The Havana Silk Dog is a type of small, sturdy dogs derived from the Havanese. As compared to its parents, the Havanese Silk has smaller ears, a more extended muzzle, a silkier coat, and straighter forelegs. It comes with a broad, slightly rounded muzzle, quite large, dark eyes, high-set ears, broad nose, moderately long neck, muscular, well laid back shoulders, strong legs with moderate angulation, and a medium-length tail that is usually carried high.
|Coat||Quite flat, soft, naturally forming waves, long, silky hair or short, fine satin hair|
|Color||Any color combination except merle, dark pigmentation may be present around the eyes|
|Category||Rare, Toy dog|
|Temperament||Sweet, loving, friendly, social|
|Litter Size||4-7 puppies|
|Good with Children||Yes|
|Country Originated in||Cuba|
|Competitive Registration/Qualification Information||HSDAA|
Believed to have been created in Colonial Cuba, the Havana Silk is considered a “recreated breed” that signifies the efforts of some 21st century-breeders to develop a type of dog that was common in Europe during the 1600s and 1700s. Also called the “Small Dogs of Havane,” the dogs were common in the European courts also displayed in early shows.
During the late 1960s, some of these small dogs were brought to the US by the Cuban immigrants, and these dogs formed the foundation stock of the Havanese in America. In 2000, a specific type of dwarfism was observed in the Havanese and was one of the many health issues affecting the breed. A group of breeders started breeding only those dogs that had long, straight forelegs.

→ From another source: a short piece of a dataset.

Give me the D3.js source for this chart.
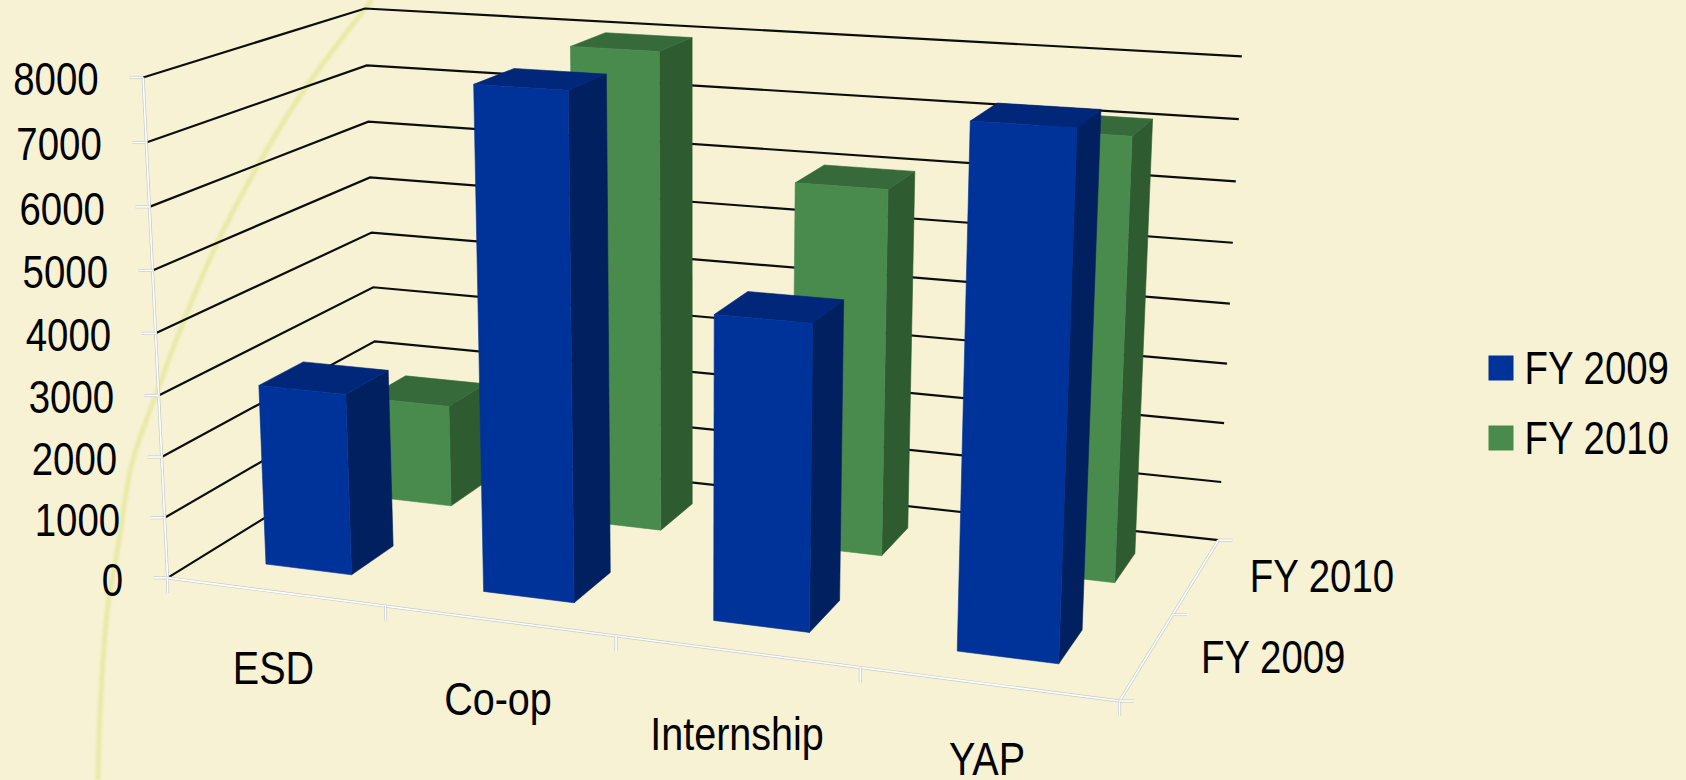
<!DOCTYPE html>
<html><head><meta charset="utf-8">
<style>html,body{margin:0;padding:0;background:#F7F2D3;overflow:hidden}svg{display:block}text{font-family:"Liberation Sans",Arial,sans-serif;fill:#000}</style>
<script src="https://cdn.jsdelivr.net/npm/d3@7"></script>
</head><body><svg id="c" width="1686" height="780"></svg>
<script>
const categories=["ESD","Co-op","Internship","YAP"];
const seriesNames=["FY 2009","FY 2010"];
const fy2009=[2975,8000,4790,7925];
const fy2010=[1760,8000,6035,7127];
const valueTicks=[0,1000,2000,3000,4000,5000,6000,7000,8000];

const colors={
 "FY 2009":{front:"#003399",side:"#002060",top:"#00277A"},
 "FY 2010":{front:"#488B4D",side:"#2E5B30",top:"#376A3A"}
};
// camera calibration: floor fraction u, depth fraction v, value -> page position
const calibration=[[0,0,0,167,578.7],[0,0,1000,165.4,517],[0,0,2000,161.8,457],[0,0,3000,158.2,395.3],[0,0,4000,156,333.5],[0,0,5000,152.9,270],[0,0,6000,149.3,206.7],[0,0,7000,146.4,142.7],[0,0,8000,143,77.3],
[0,1,8000,365,8.3],[0,1,7000,366.4,65.7],[0,1,6000,367.9,121.7],[0,1,5000,370,177.7],[0,1,4000,372,232.3],[0,1,3000,373.2,287],[0,1,2000,375,341.7],
[1,1,8000,1242,56.7],[1,1,7000,1238.8,119],[1,1,6000,1235.9,181.7],[1,1,5000,1233,243],[1,1,4000,1229.7,303.7],[1,1,3000,1226.9,363.3],[1,1,2000,1224,422.7],[1,1,1000,1221.8,481.7],[1,1,0,1217.5,540],
[1,0,0,1119,701],[.25,0,0,385.7,606.7],[.5,0,0,615.4,636.7],[.75,0,0,860,666.7],[1,.5,0,1174,615]];
const wallArc=[[372,0],[304,90],[257,167],[214,250],[179,333],[154,400],[132,463],[118,547],[107,613],[100,713],[98,780]];
const catLabelLayout=[[273.5,684.3],[498,715],[737,750],[987,775]];
const depthLabelLayout=[[1201,673.3],[1249.7,592.3]];

const xBand=d3.scaleBand().domain(categories).range([0,1]).paddingInner(0.6).paddingOuter(0.3);
const xEdge=d3.scaleBand().domain(categories).range([0,1]);
const zBand=d3.scaleBand().domain(seriesNames).range([0,1]).paddingInner(0.6).paddingOuter(0.3);
const zEdge=d3.scaleBand().domain(seriesNames).range([0,1]);
const yScale=d3.scaleLinear().domain([0,8000]).range([0,1]);

function fit(A){const n=11,M=Array.from({length:n},()=>Array(n+1).fill(0));
 const add=(r,b)=>{for(let i=0;i<n;i++){for(let j=0;j<n;j++)M[i][j]+=r[i]*r[j];M[i][n]+=r[i]*b}};
 for(const [u,v,val,x0,y0] of A){const w=yScale(val),x=x0/1000,y=y0/1000;
  add([u,v,w,1,0,0,0,0,-x*u,-x*v,-x*w],x);add([0,0,0,0,u,v,w,1,-y*u,-y*v,-y*w],y)}
 for(let i=0;i<n;i++){let p=i;for(let k=i;k<n;k++)if(Math.abs(M[k][i])>Math.abs(M[p][i]))p=k;[M[i],M[p]]=[M[p],M[i]];
  for(let k=0;k<n;k++)if(k!=i){const f=M[k][i]/M[i][i];for(let j=i;j<=n;j++)M[k][j]-=f*M[i][j]}}
 return M.map((r,i)=>r[n]/r[i])}
const p=fit(calibration);
function P(u,v,val){const w=yScale(val),d=p[8]*u+p[9]*v+p[10]*w+1;
 return[1000*(p[0]*u+p[1]*v+p[2]*w+p[3])/d,1000*(p[4]*u+p[5]*v+p[6]*w+p[7])/d]}

const svg=d3.select("#c");
svg.append("rect").attr("width",1686).attr("height",780).attr("fill","#F7F2D3");
const line=d3.line();
const FS=46;
function label(x,y,s,anchor,sx){
 svg.append("text").attr("transform",`translate(${x},${y}) scale(${sx},1)`)
  .attr("font-size",FS).attr("text-anchor",anchor||"start").text(s)}

// decorative arc behind the chart
svg.append("path").attr("d",d3.line().curve(d3.curveCatmullRom)(wallArc)).attr("fill","none")
 .attr("stroke","#E9E9A9").attr("stroke-width",5).style("filter","blur(0.8px)");

// gridlines on the two walls
svg.append("g").selectAll("path").data(valueTicks).join("path")
 .attr("d",t=>line([P(0,0,t),P(0,1,t),P(1,1,t)]))
 .attr("fill","none").attr("stroke","#0d0d0d").attr("stroke-width",2.2);

// axis lines and ticks
function axisLine(a,b){
 svg.append("path").attr("d",line([a,b])).attr("stroke","#C8C8C8").attr("stroke-width",3).attr("fill","none");
 svg.append("path").attr("d",line([a,b])).attr("stroke","#FFFFFF").attr("stroke-width",1.6).attr("fill","none")}
axisLine(P(0,0,0),P(0,0,8000));
axisLine(P(0,0,0),P(1,0,0));
axisLine(P(1,0,0),P(1,1,0));
valueTicks.forEach(t=>{const q=P(0,0,t);axisLine([q[0]-14,q[1]],q)});
[...categories.map(c=>xEdge(c)),1].forEach(u=>{const q=P(u,0,0);axisLine(q,[q[0],q[1]+15])});
[...seriesNames.map(s=>zEdge(s)),1].forEach(v=>{const q=P(1,v,0);axisLine(q,[q[0]+14,q[1]])});

// bars, back row first
function bar(cat,ser,val){
 const u0=xBand(cat),u1=u0+xBand.bandwidth(),v0=zBand(ser),v1=v0+zBand.bandwidth(),c=colors[ser];
 const face=(pts,f)=>svg.append("path").attr("d",line(pts)+"Z").attr("fill",f).attr("stroke",f).attr("stroke-width",.6).attr("stroke-linejoin","round");
 face([P(u1,v0,0),P(u1,v1,0),P(u1,v1,val),P(u1,v0,val)],c.side);
 face([P(u0,v0,val),P(u1,v0,val),P(u1,v1,val),P(u0,v1,val)],c.top);
 face([P(u0,v0,0),P(u1,v0,0),P(u1,v0,val),P(u0,v0,val)],c.front);
}
categories.forEach((c,i)=>bar(c,"FY 2010",fy2010[i]));
categories.forEach((c,i)=>bar(c,"FY 2009",fy2009[i]));

// labels
valueTicks.forEach(t=>{const q=P(0,0,t);label(q[0]-44.5,q[1]+17.7,String(t),"end",0.835)});
categories.forEach((c,i)=>label(catLabelLayout[i][0],catLabelLayout[i][1],c,"middle",0.86));
seriesNames.forEach((s,i)=>label(depthLabelLayout[i][0],depthLabelLayout[i][1],s,"start",0.835));

// legend
const legendY=d3.scalePoint().domain(seriesNames).range([368,438]);
seriesNames.forEach(s=>{const y=legendY(s);
 svg.append("rect").attr("x",1488.5).attr("y",y-12.5).attr("width",25).attr("height",25).attr("fill",colors[s].front);
 label(1524.5,y+16.2,s,"start",0.835)});
</script></body></html>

Within a few generations, a new type of dogs emerged that had physical soundness, and a flatter, silkier coat than their parents. In early 2007, the fanciers and breeders parted from the parent club and formed their own national Club and registry. Since it had a close resemblance to the small dogs of Cuba, the newly restored breed was named the Havana Silk Dog.
The Havanese Silk is a spirited dog with a great personality. It enjoys human companionship and likes to be in the center of attention.
It is always eager to please its people and will keep you entertained with its antics. It may develop separation anxiety when left alone for long periods.
Being an affectionate family pet, it gets along well with people and other pets, including dogs. Because of its alert nature, it can be used as a watchdog but do not expect it to be a loud, incessant barker.
Since it is smart and friendly by nature, the Havana Silk can quickly understand and learn to respond to your instructions.
Although the Havana Silk is usually gentle around humans, it can sometimes be wary of people it does not know or become overly protective of its family. Therefore, you should socialize it early by taking it out on walks and introducing it to people of different ages, heights, shapes, and complexion, as well as to those in different outfits. Resist tugging when walking and pretend everything to be normal if it acts out. Make sure that the experience of meeting new people is positive for your dog.
You should start housetraining your puppy once it is 12-16 weeks old to get it used to a regular potty schedule. Make sure you keep it on a daily feeding schedule. Take it out to eliminate in the morning, after meals, when it wakes up from a nap, and before it goes to sleep at night. Take it to the same place each time to eliminate, and when it poops outside, give it a treat.
Give your Havana Silk a quality dog food with a balanced proportion of nutrients. Since it is prone to obesity, check its daily calorie consumption and give treats in moderation.